Saying it all with just an eye look

Every language has words or phrases that address a concept particularly well, and often these can’t be translated into other languages. Sometimes we just use the original phrase, because it does the best job. A good example is the French je ne sais quoi, which means ‘a certain something’ – an indescribable quality that makes something or someone attractive or distinctive.  Many foreign phrases have that certain je ne sais quoi that our native tongues can’t match.

I’ve recently come across another phenomenon – where a non-native speaker creates a phrase that doesn’t exist in English, can’t really be called correct, and yet somehow describes the situation better than any phrases I can think of.

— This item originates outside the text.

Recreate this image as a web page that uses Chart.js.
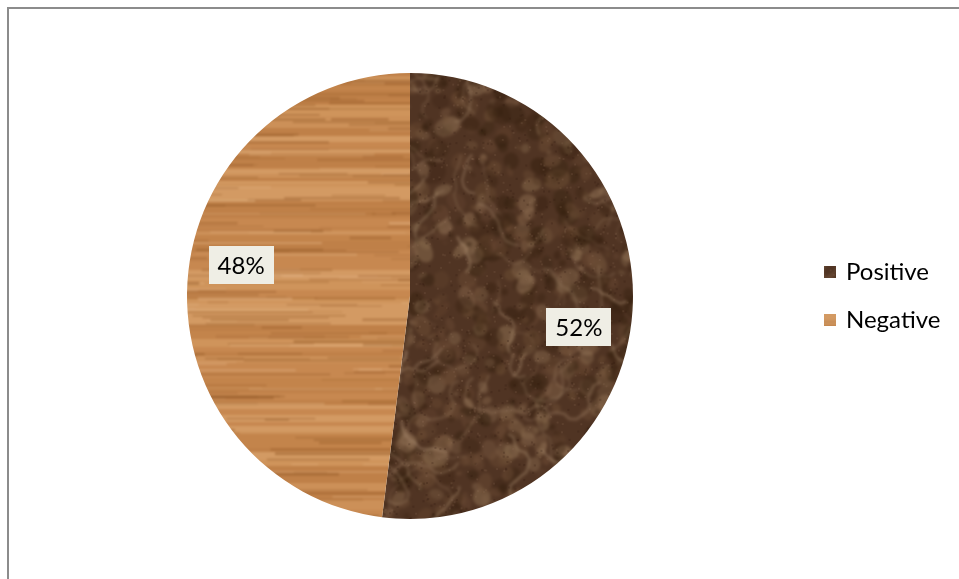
<!DOCTYPE html>
<html>
<head>
<meta charset="utf-8">
<script src="https://cdn.jsdelivr.net/npm/chart.js"></script>
<style>
  html, body { margin: 0; padding: 0; background: #fff; }
  #wrap { position: relative; width: 959px; height: 579px; overflow: hidden; }
  #frame { position: absolute; left: 7px; top: 7px; width: 990px; height: 620px;
           border-top: 2px solid #8c8c8c; border-left: 2px solid #8c8c8c; }
  #pie { position: absolute; left: 0; top: 0; }
</style>
</head>
<body>
<div id="wrap">
  <div id="frame"></div>
  <canvas id="pie" width="959" height="579"></canvas>
</div>
<script>
const labels = ['Positive', 'Negative'];
const shares = [52, 48];

const FONT = 'Lato, "Noto Sans", sans-serif';

// small seeded generator so the textures come out the same every load
function seeded(seed) {
    let s = seed >>> 0;
    return () => {
        s = (s * 1664525 + 1013904223) >>> 0;
        return s / 4294967296;
    };
}

// tiles cover the whole canvas so no seam shows inside the pie
const TW = 960, TH = 600;

function layer() {
    const c = document.createElement('canvas');
    c.width = TW; c.height = TH;
    return c;
}

// copy a layer onto another through one blur pass
function blurOnto(dst, src, px) {
    const g = dst.getContext('2d');
    g.filter = 'blur(' + px + 'px)';
    g.drawImage(src, 0, 0);
    g.filter = 'none';
}

// light oak: soft horizontal grain
function woodPattern(ctx) {
    const r = seeded(11);
    const base = layer();
    const g = base.getContext('2d');
    g.fillStyle = '#c98a52';
    g.fillRect(0, 0, TW, TH);
    const tones = ['#b97a42', '#d49b63', '#c68750', '#daa570', '#bf8048', '#cf945d'];
    let y = 0;
    while (y < TH) {
        const h = 2 + Math.floor(r() * 9);
        g.globalAlpha = 0.6;
        g.fillStyle = tones[Math.floor(r() * tones.length)];
        g.fillRect(0, y, TW, h);
        y += h;
    }
    for (let i = 0; i < 1000; i++) {
        const sx = r() * TW, sy = r() * TH;
        const len = 20 + r() * 160, h = 1 + r() * 2;
        g.globalAlpha = 0.2 + r() * 0.35;
        g.fillStyle = r() < 0.7 ? '#9a5f2c' : '#e2b282';
        g.fillRect(sx, sy, len, h);
    }
    g.globalAlpha = 1;
    const out = layer();
    out.getContext('2d').drawImage(base, 0, 0);
    blurOnto(out, base, 1);
    return ctx.createPattern(out, 'repeat');
}

// dark brown marble: mottled ground with pale net-like veins
function marblePattern(ctx) {
    const r = seeded(5);
    const base = layer();
    const g = base.getContext('2d');
    g.fillStyle = '#503423';
    g.fillRect(0, 0, TW, TH);
    for (let i = 0; i < 4000; i++) {
        const x = r() * TW, y = r() * TH, rad = 2 + r() * 8;
        g.globalAlpha = 0.25 + r() * 0.3;
        const t = r();
        g.fillStyle = t < 0.4 ? '#35200f' : t < 0.75 ? '#6d4d35' : '#8f7053';
        g.beginPath();
        g.ellipse(x, y, rad, rad * (0.5 + r()), r() * 3, 0, Math.PI * 2);
        g.fill();
    }
    for (let i = 0; i < 420; i++) {
        let x = r() * TW, y = r() * TH;
        g.globalAlpha = 0.25 + r() * 0.3;
        g.strokeStyle = r() < 0.5 ? '#a88b6e' : '#8e7056';
        g.lineWidth = 1 + r() * 2;
        g.beginPath();
        g.moveTo(x, y);
        const steps = 4 + Math.floor(r() * 10);
        let dir = r() * Math.PI * 2;
        for (let k = 0; k < steps; k++) {
            dir += (r() - 0.5) * 1.6;
            x += Math.cos(dir) * 7;
            y += Math.sin(dir) * 7;
            g.lineTo(x, y);
        }
        g.stroke();
    }
    g.globalAlpha = 1;
    const out = layer();
    const o = out.getContext('2d');
    o.drawImage(base, 0, 0);
    blurOnto(out, base, 1.5);
    // fine speckle on top, unblurred
    for (let i = 0; i < 8000; i++) {
        o.globalAlpha = 0.22;
        o.fillStyle = r() < 0.5 ? '#2c190c' : '#8a6b50';
        o.fillRect(r() * TW, r() * TH, 2, 2);
    }
    o.globalAlpha = 1;
    return ctx.createPattern(out, 'repeat');
}

const canvas = document.getElementById('pie');
const ctx2d = canvas.getContext('2d');
const fills = [marblePattern(ctx2d), woodPattern(ctx2d)];

// percentage boxes on each slice
const sliceLabels = {
    id: 'sliceLabels',
    afterDatasetsDraw(chart) {
        const { ctx } = chart;
        const meta = chart.getDatasetMeta(0);
        ctx.save();
        ctx.font = '24px ' + FONT;
        ctx.textAlign = 'center';
        ctx.textBaseline = 'middle';
        meta.data.forEach((arc, i) => {
            const p = arc.getProps(['x', 'y', 'startAngle', 'endAngle', 'outerRadius']);
            const a = (p.startAngle + p.endAngle) / 2 + 0.12;
            const rr = p.outerRadius * 0.77;
            const cx = p.x + Math.cos(a) * rr;
            const cy = p.y + Math.sin(a) * rr;
            const text = chart.data.datasets[0].data[i] + '%';
            const w = ctx.measureText(text).width + 18;
            const h = 38;
            ctx.fillStyle = '#efeee5';
            ctx.fillRect(Math.round(cx - w / 2), Math.round(cy - h / 2), Math.round(w), h);
            ctx.fillStyle = '#000';
            ctx.fillText(text, cx, cy + 1);
        });
        ctx.restore();
    }
};

// legend to the right of the pie
const sideLegend = {
    id: 'sideLegend',
    afterDraw(chart) {
        const { ctx } = chart;
        const ds = chart.data.datasets[0];
        ctx.save();
        ctx.font = '24px ' + FONT;
        ctx.textBaseline = 'middle';
        chart.data.labels.forEach((lab, i) => {
            const y = 272 + i * 48;
            ctx.fillStyle = ds.backgroundColor[i];
            ctx.fillRect(824, y - 6, 12, 12);
            ctx.fillStyle = '#000';
            ctx.fillText(lab, 846, y);
        });
        ctx.restore();
    }
};

new Chart(canvas, {
    type: 'pie',
    data: {
        labels: labels,
        datasets: [{
            data: shares,
            backgroundColor: fills,
            borderWidth: 0
        }]
    },
    options: {
        responsive: false,
        animation: false,
        layout: { padding: { left: 187, right: 326, top: 73, bottom: 60 } },
        plugins: {
            legend: { display: false },
            tooltip: { enabled: false }
        }
    },
    plugins: [sliceLabels, sideLegend]
});
</script>
</body>
</html>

In a movie review, the writer talks about how the actor manages to convey drama and suspense, all with “a cigarette, a handshake, and an eye look”.  Now, I know exactly what she means by eye look, even though it’s not standard English.  It’s more specific than facial expression, and glance doesn’t have enough strength to do the job.  The look in his eyes doesn’t really convey the same kind of eye contact, and everything else I can come up with just isn’t quite as simple or effective.

Yet, eye look is still not “correct”, and not for any reason I can put my finger on.  It’s just not a normal collocation.

I think that the fact that these days there are a lot more non-native speakers than native speakers of English will lead to many more examples like this, and maybe eventually getting the message across will be more important than the words that comprise it.